Fair point! I'm comparing
go test -bench='BenchmarkServer(Post|Get)10KReq' -count=10
between my branch and your master. Laptop unfortunately.
Here's a rerun, this time with lower difference.
name old time/op new time/op delta
ServerPost10KReqPerConn-8 319ns ± 3% 349ns ±13% +9.60% (p=0.000 n=10+10)
Could it be that you're mixing up old an new? On my benchmarks the new code always seems to be faster:
benchmark old ns/op new ns/op delta
BenchmarkServerGet10KReqPerConn-8 278 263 -5.40%
BenchmarkServerPost10KReqPerConn-8 350 329 -6.00%
benchmark old allocs new allocs delta
BenchmarkServerGet10KReqPerConn-8 0 0 +0.00%
BenchmarkServerPost10KReqPerConn-8 0 0 +0.00%
benchmark old bytes new bytes delta
BenchmarkServerGet10KReqPerConn-8 0 0 +0.00%
BenchmarkServerPost10KReqPerConn-8 0 0 +0.00%
I'm using Go version go1.10 darwin/amd64.
Funny.

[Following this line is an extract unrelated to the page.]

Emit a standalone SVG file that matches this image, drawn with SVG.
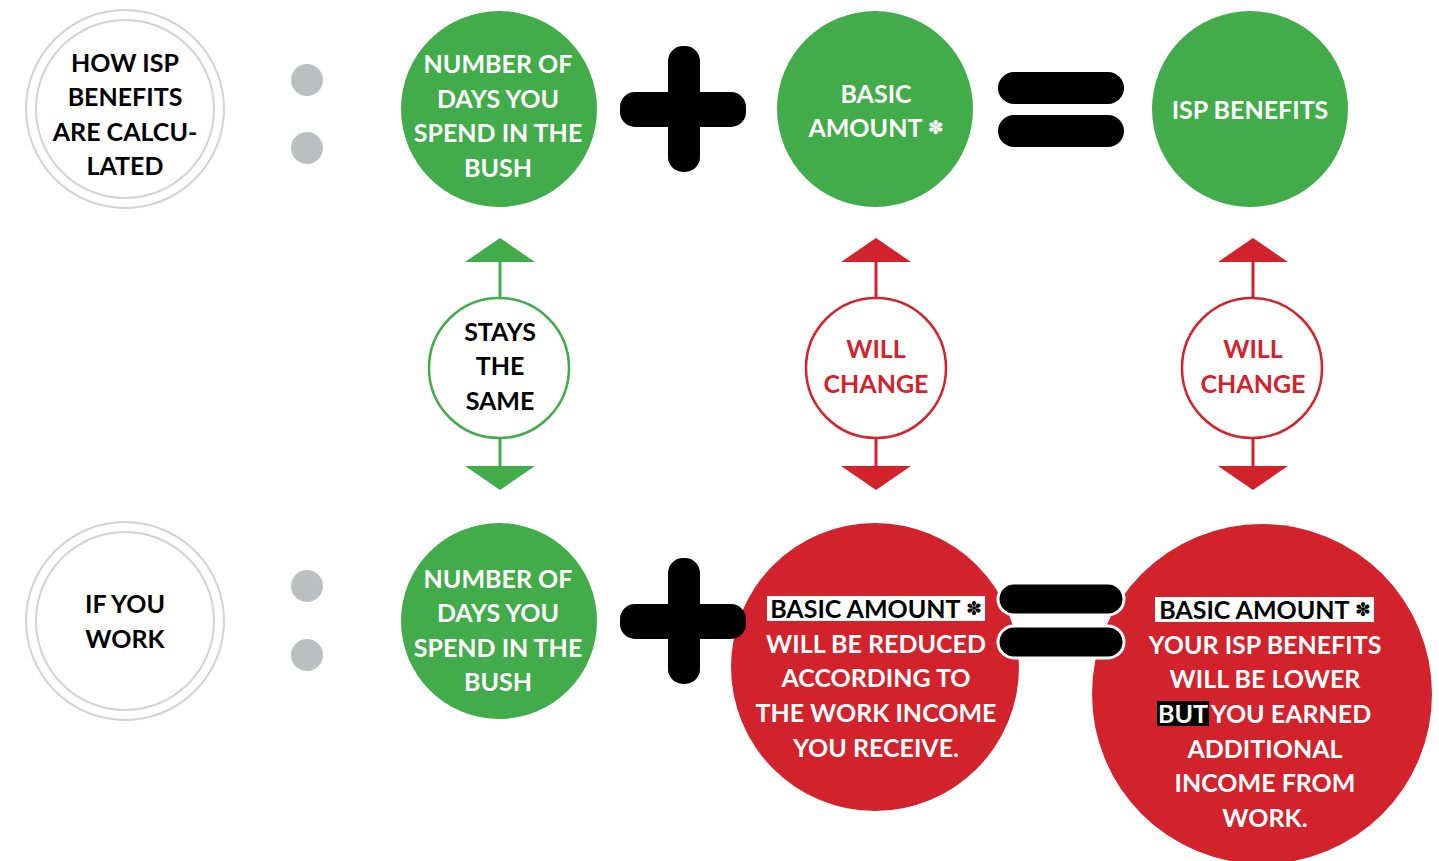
<svg xmlns="http://www.w3.org/2000/svg" width="1439" height="861" viewBox="0 0 1439 861">
<style>
.t{font-family:Lato,"Liberation Sans",sans-serif;font-weight:700;font-size:25px;text-anchor:middle}
.w{fill:#ffffff}.b{fill:#000000}.r{fill:#d2232c}
.ring{fill:#fff;stroke:#d1d3d4;stroke-width:2}
.dot{fill:#bcbec0}
.g{fill:#43ac4a}.rd{fill:#d2232c}
.op{fill:#000}
.eq{fill:#000;stroke:#fff;stroke-width:3}
.gl{stroke:#43ac4a;stroke-width:3}.rl{stroke:#d2232c;stroke-width:3}
.st{font-family:"DejaVu Sans",sans-serif;font-size:19px}
</style>
<rect width="1439" height="861" fill="#fff"/>
<!-- row 1 -->
<g id="title1">
<circle class="ring" cx="125" cy="109" r="99"/>
<circle class="ring" cx="125" cy="109" r="89"/>
<text class="t b" x="125" y="72">HOW ISP</text>
<text class="t b" x="125" y="106">BENEFITS</text>
<text class="t b" x="125" y="141">ARE CALCU-</text>
<text class="t b" x="125" y="175">LATED</text>
</g>
<g id="colon1"><circle class="dot" cx="307" cy="80" r="16"/><circle class="dot" cx="307" cy="148" r="16"/></g>
<g id="days1">
<circle class="g" cx="499" cy="109" r="98"/>
<text class="t w" x="498" y="73">NUMBER OF</text>
<text class="t w" x="498" y="108">DAYS YOU</text>
<text class="t w" x="498" y="142">SPEND IN THE</text>
<text class="t w" x="498" y="177">BUSH</text>
</g>
<g id="plus1"><rect class="op" x="668" y="46" width="32" height="126" rx="15"/><rect class="op" x="620" y="92" width="126" height="35" rx="15"/></g>
<g id="basic1">
<circle class="g" cx="875" cy="109" r="98"/>
<text class="t w" x="876" y="103">BASIC</text>
<text class="t w" x="876" y="137">AMOUNT <tspan class="st" dy="-3">✽</tspan></text>
</g>
<g id="eq1"><rect class="op" x="998" y="72" width="126" height="32" rx="16"/><rect class="op" x="998" y="115" width="126" height="32" rx="16"/></g>
<g id="isp1">
<circle class="g" cx="1250" cy="109" r="98"/>
<text class="t w" x="1250" y="119">ISP BENEFITS</text>
</g>
<!-- connectors -->
<g id="connectors">
<line class="gl" x1="500" y1="260" x2="500" y2="299"/>
<polygon class="g" points="500,238 535,262 465,262"/>
<line class="gl" x1="500" y1="437" x2="500" y2="468"/>
<polygon class="g" points="465,466 535,466 500,490"/>
<line class="rl" x1="876" y1="260" x2="876" y2="299"/>
<polygon class="rd" points="876,238 911,262 841,262"/>
<line class="rl" x1="876" y1="437" x2="876" y2="468"/>
<polygon class="rd" points="841,466 911,466 876,490"/>
<line class="rl" x1="1253" y1="260" x2="1253" y2="299"/>
<polygon class="rd" points="1253,238 1288,262 1218,262"/>
<line class="rl" x1="1253" y1="437" x2="1253" y2="468"/>
<polygon class="rd" points="1218,466 1288,466 1253,490"/>
</g>
<g id="same">
<circle cx="499" cy="368" r="70" fill="#fff" stroke="#43ac4a" stroke-width="2.5"/>
<text class="t b" x="500" y="341">STAYS</text>
<text class="t b" x="500" y="375">THE</text>
<text class="t b" x="500" y="410">SAME</text>
</g>
<g id="change1">
<circle cx="876" cy="368" r="70" fill="#fff" stroke="#d2232c" stroke-width="2.5"/>
<text class="t r" x="876" y="358">WILL</text>
<text class="t r" x="876" y="393">CHANGE</text>
</g>
<g id="change2">
<circle cx="1252" cy="368" r="70" fill="#fff" stroke="#d2232c" stroke-width="2.5"/>
<text class="t r" x="1253" y="358">WILL</text>
<text class="t r" x="1253" y="393">CHANGE</text>
</g>
<!-- row 2 -->
<g id="title2">
<circle class="ring" cx="125" cy="621" r="99"/>
<circle class="ring" cx="125" cy="621" r="89"/>
<text class="t b" x="125" y="613">IF YOU</text>
<text class="t b" x="125" y="648">WORK</text>
</g>
<g id="colon2"><circle class="dot" cx="307" cy="586" r="16"/><circle class="dot" cx="307" cy="655" r="16"/></g>
<g id="days2">
<circle class="g" cx="499" cy="621" r="98"/>
<text class="t w" x="498" y="588">NUMBER OF</text>
<text class="t w" x="498" y="622">DAYS YOU</text>
<text class="t w" x="498" y="657">SPEND IN THE</text>
<text class="t w" x="498" y="691">BUSH</text>
</g>
<g id="reduced">
<circle class="rd" cx="875" cy="667" r="144"/>
<rect x="767" y="596" width="218" height="25" fill="#fff"/>
<text class="t b" x="876" y="618">BASIC AMOUNT <tspan class="st" dy="-3">✽</tspan></text>
<text class="t w" x="876" y="653">WILL BE REDUCED</text>
<text class="t w" x="876" y="687">ACCORDING TO</text>
<text class="t w" x="876" y="722">THE WORK INCOME</text>
<text class="t w" x="876" y="757">YOU RECEIVE.</text>
</g>
<g id="lower">
<circle class="rd" cx="1262" cy="694" r="170"/>
<rect x="1155" y="597" width="219" height="25" fill="#fff"/>
<text class="t b" x="1265" y="619">BASIC AMOUNT <tspan class="st" dy="-3">✽</tspan></text>
<text class="t w" x="1265" y="654">YOUR ISP BENEFITS</text>
<text class="t w" x="1265" y="688">WILL BE LOWER</text>
<rect x="1157" y="701" width="52" height="25" fill="#000"/>
<text class="t w" x="1183" y="723">BUT</text>
<text class="t w" x="1291" y="723">YOU EARNED</text>
<text class="t w" x="1265" y="758">ADDITIONAL</text>
<text class="t w" x="1265" y="792">INCOME FROM</text>
<text class="t w" x="1265" y="827">WORK.</text>
</g>
<g id="plus2"><rect class="op" x="668" y="558" width="32" height="126" rx="15"/><rect class="op" x="620" y="604" width="126" height="35" rx="15"/></g>
<g id="eq2"><rect class="eq" x="998" y="583" width="126" height="32" rx="16"/><rect class="eq" x="998" y="626" width="126" height="32" rx="16"/></g>
</svg>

No, I'm not mixing it, but this is also not the first time laptop benchmarks fail me. It's Go v1.10 on darwin as well.
I'll post stats from linux/amd64 @ ec2 later today.

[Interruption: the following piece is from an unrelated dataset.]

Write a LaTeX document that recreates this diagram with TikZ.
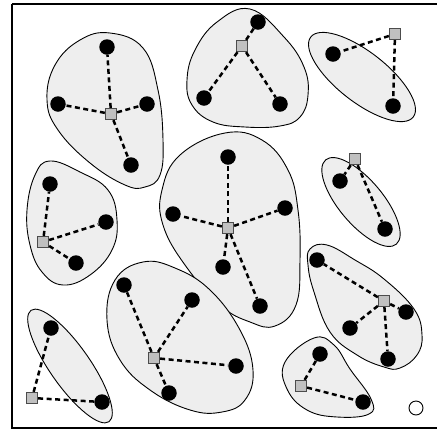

~> benchstat --geomean fhttp postfix # 10 runs, linux/amd4 @ c4.8xlarge
name old time/op new time/op delta
ServerGet10KReqPerConn-36 610ns ± 8% 624ns ± 9% ~ (p=0.289 n=10+10)
ServerPost10KReqPerConn-36 654ns ±12% 637ns ± 9% ~ (p=0.403 n=10+10)
[Geo mean] 632ns 630ns -0.29%
I'm getting convinced any real difference will be noticeable only on the most stable setups. I feel comfortable merging it at this point.
On my Ubuntu server with 1.10 the new code is still faster.
I also think it’s ready but just to be sure I just put it live on one of our servers to test. If nothing strange happens I’ll merge it tomorrow.
I'm sorry for the hassle, but apparently fhttp has fast path header parser for HEAD and GET and
rawHeaders
isn't properly set for other methods. This PR is a fix to #27.rawHeaders
to a proper sub-slice for methods with possible body.headerScanner
to properly return parsed length.Admittedly this affects global hot path, but any difference is lost in noise:
Intuitively, one int counter doesn't change much.